Joyce tells us that, for this new commission, the Academy wanted to return to the original cast bronze method of manufacture. In addition, they wanted to keep the character of Stanley’s statue, combining it with a more modern one. 3D scanning, digital modeling and 3D printing allowed the foundry’s digital artists to work alongside the craftsmen to achieve a design that would enhance the qualities of both models. 

Producing the 60 annual statuettes from the prototype requires a laborious step-by-step process that, oversimplifying greatly, leads from the creation of the traditional rubber mold to the wax copy, from the ceramic shell to the sandblasting, from the draining of excess material to the 13 layers of coating, and from firing to cleaning. Then the bronze is cast and poured into the ceramic shell with expert temperature control and cooled overnight. At that point, the shell is cracked open and the sculpture appears in its raw state. But it’s in the finishing department that much of the work takes place. “We have to flatten the base, check that everything is aligned perfectly, then we stamp the serial number and the Academy’s initials. The surface undergoes a very fine finishing process before it’s covered with gold.” 

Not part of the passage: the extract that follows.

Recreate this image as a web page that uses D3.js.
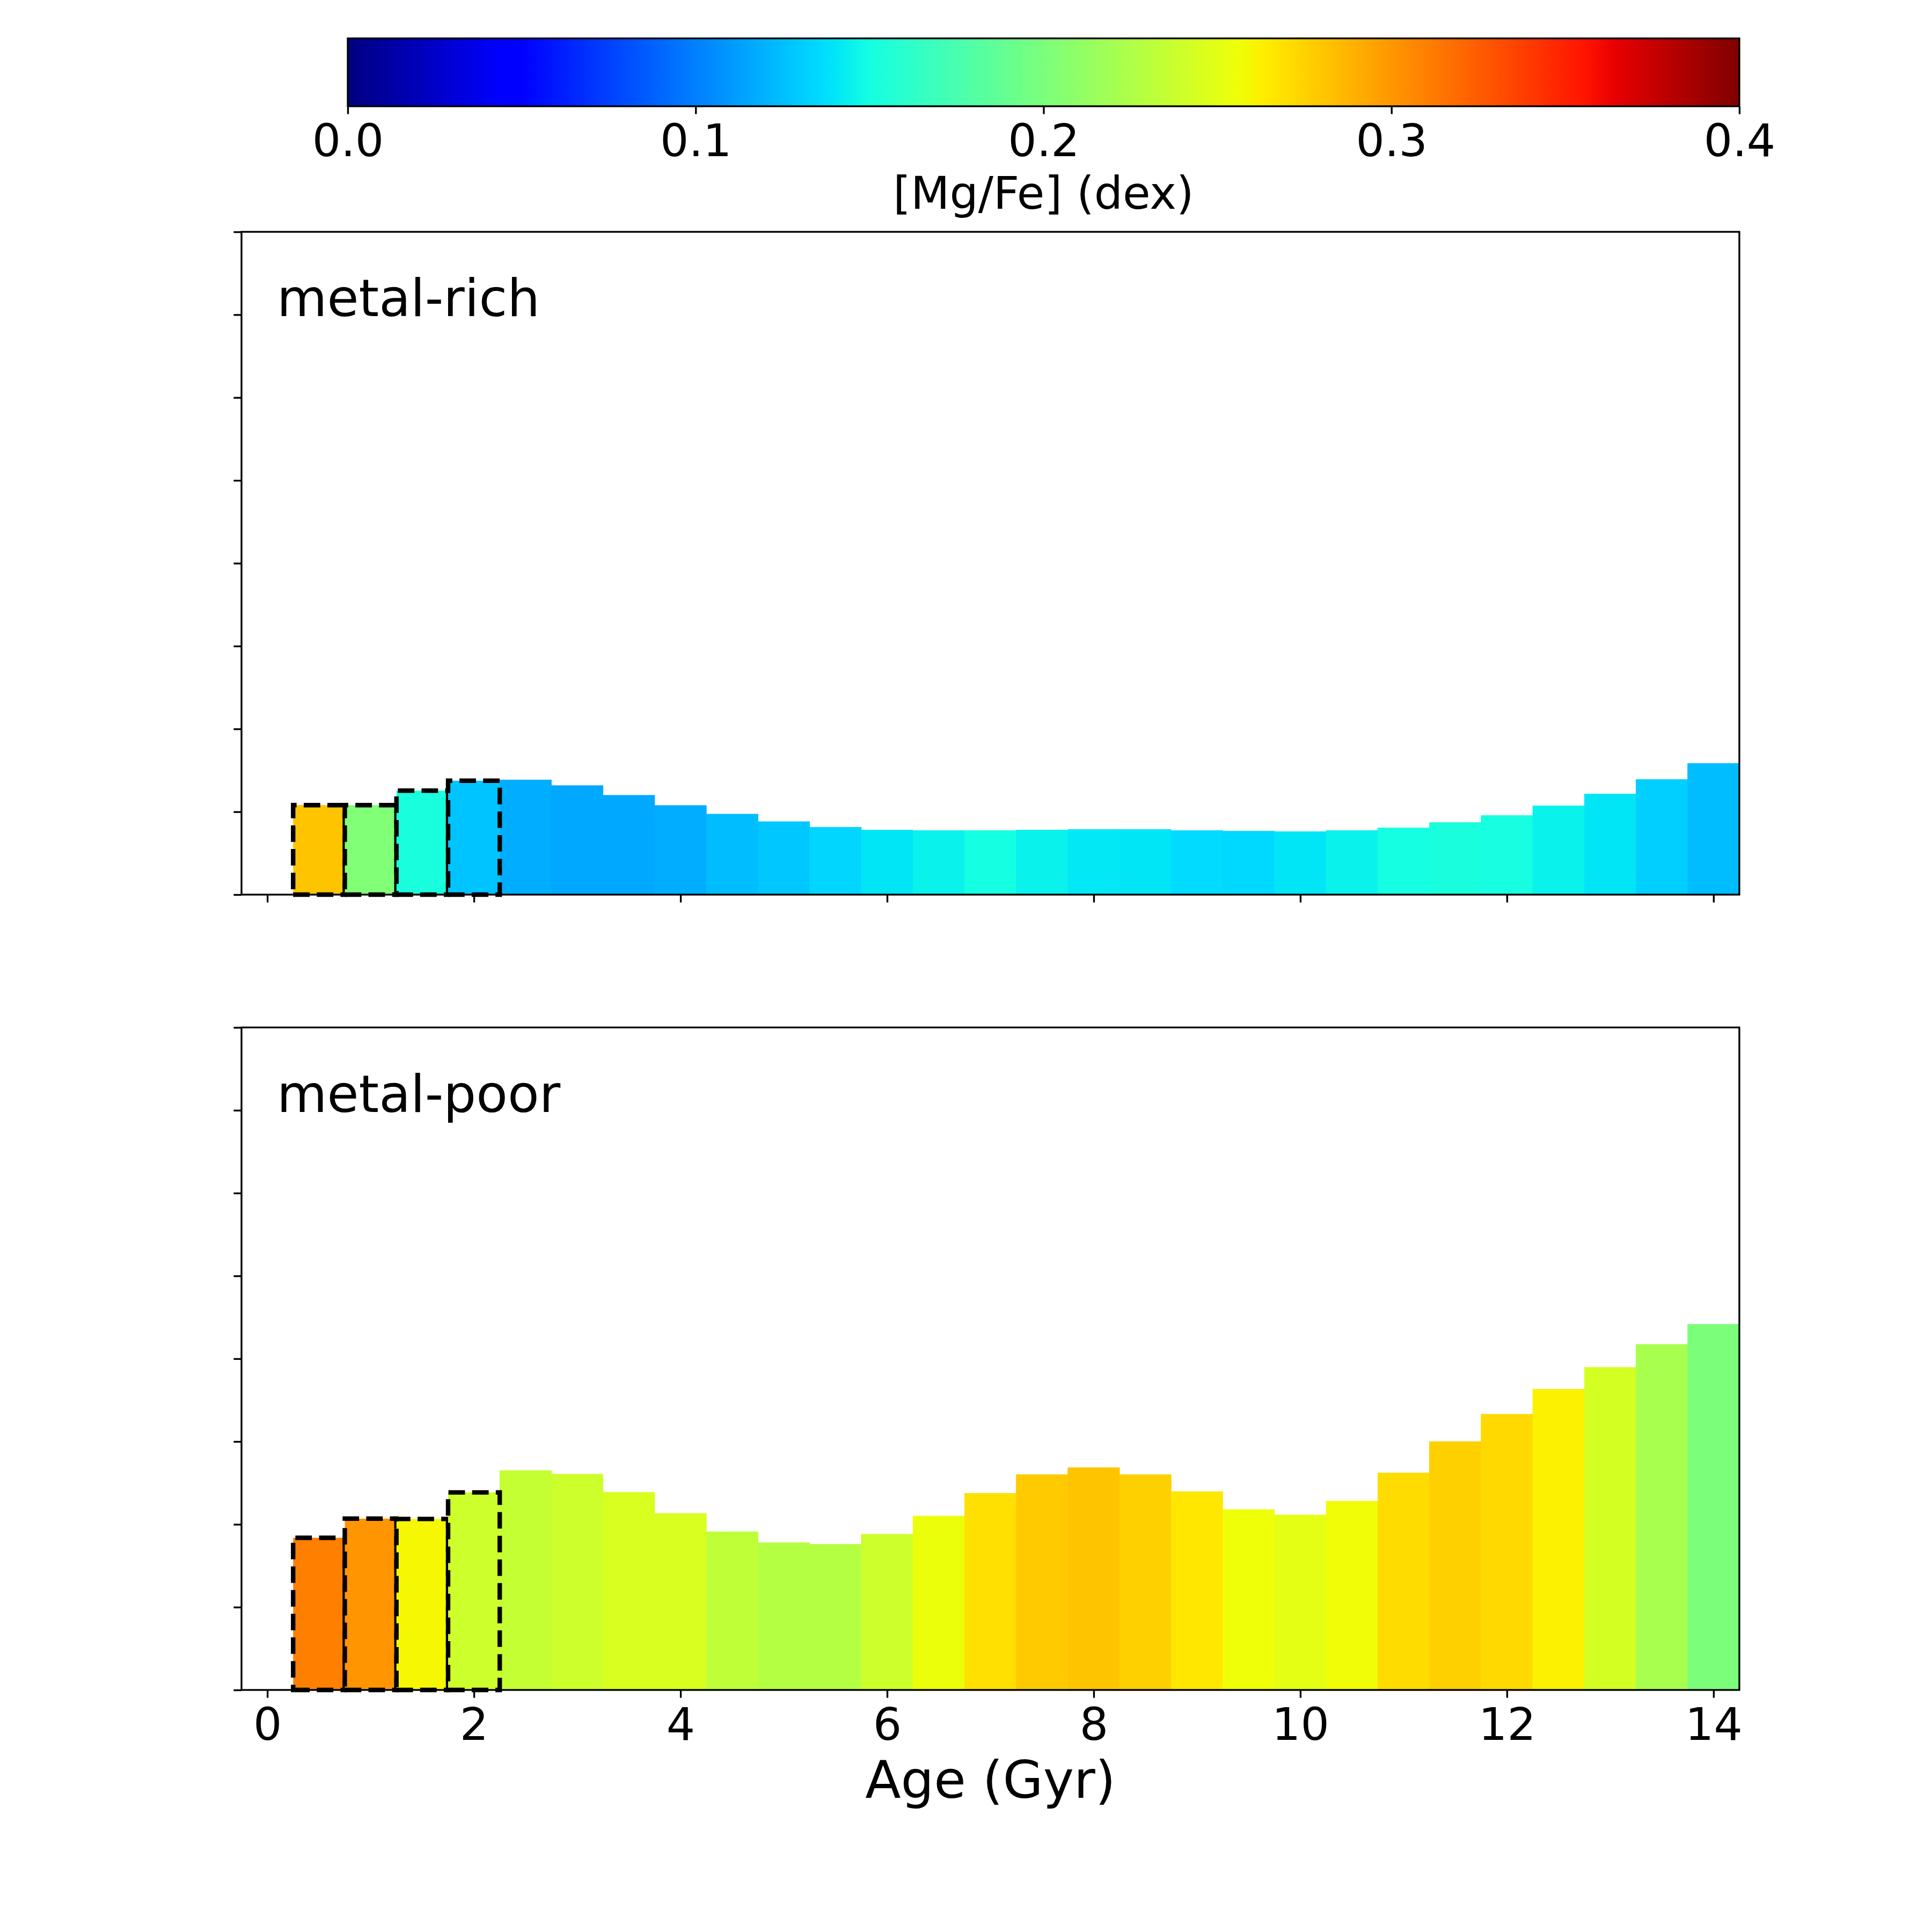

So how long does it take to make a single Oscar? Seventy-five hours, if all goes well. As Joyce points out, the calculation is approximate because it doesn’t take into account two determining factors: a super-skilled team, and it takes generations to perfect those skills, and an exceptional facility. Specifically, the magic of the Oscars comes to life at Rock Tavern, 60 miles north of New York City in the Hudson Valley. In the huge 5500-square meter facility you can see overhead cranes sliding back and forth carrying tons of materials. Inside, 85 people, from a wide variety of backgrounds, are employed. There are no restrictions or mandatory qualifications, but all of the makers have unique skills and experience needed to anticipate the problems and challenges of bringing to life the projects of great artists. “Some of them have been working here for 50 years. We’re fortunate to have 80-year-old master craftsmen who pass on their knowledge to younger people.

It’s a fantastic place to work; those who join the team tend to stay for a long time. We’re one big family.” The foundry was created in 1968 by master metallurgist Dick Polich, who with tireless curiosity and experimentation found revolutionary solutions for artists such as Frank Stella and Alexander Calder. He thus helped to open up the conversation about the figure of the art fabricator who, though working behind the scenes, is as much of a protagonist as the person who conceived the creative idea. With his retirement in 2020, the foundry became part of UAP (Urban Art Projects), a global company that realizes architectural and design projects. To manage the expansion of the team while maintaining excellence in specializations, an in-house trade school was established at Rock Tavern. Those arriving for the first time in the wax room (where the models for lost-wax casting are made, including for the Oscars), embark on a path that will take them to learn from the experts in each department, proceeding by successive steps. The School of Making is so effective that it has recently opened its doors to some of the foundry’s own artists as well, as observing up close how the works take shape can breathe new life into their creative process. 

Similarly, will knowing where the Oscars come from transform our experience of Academy Awards night?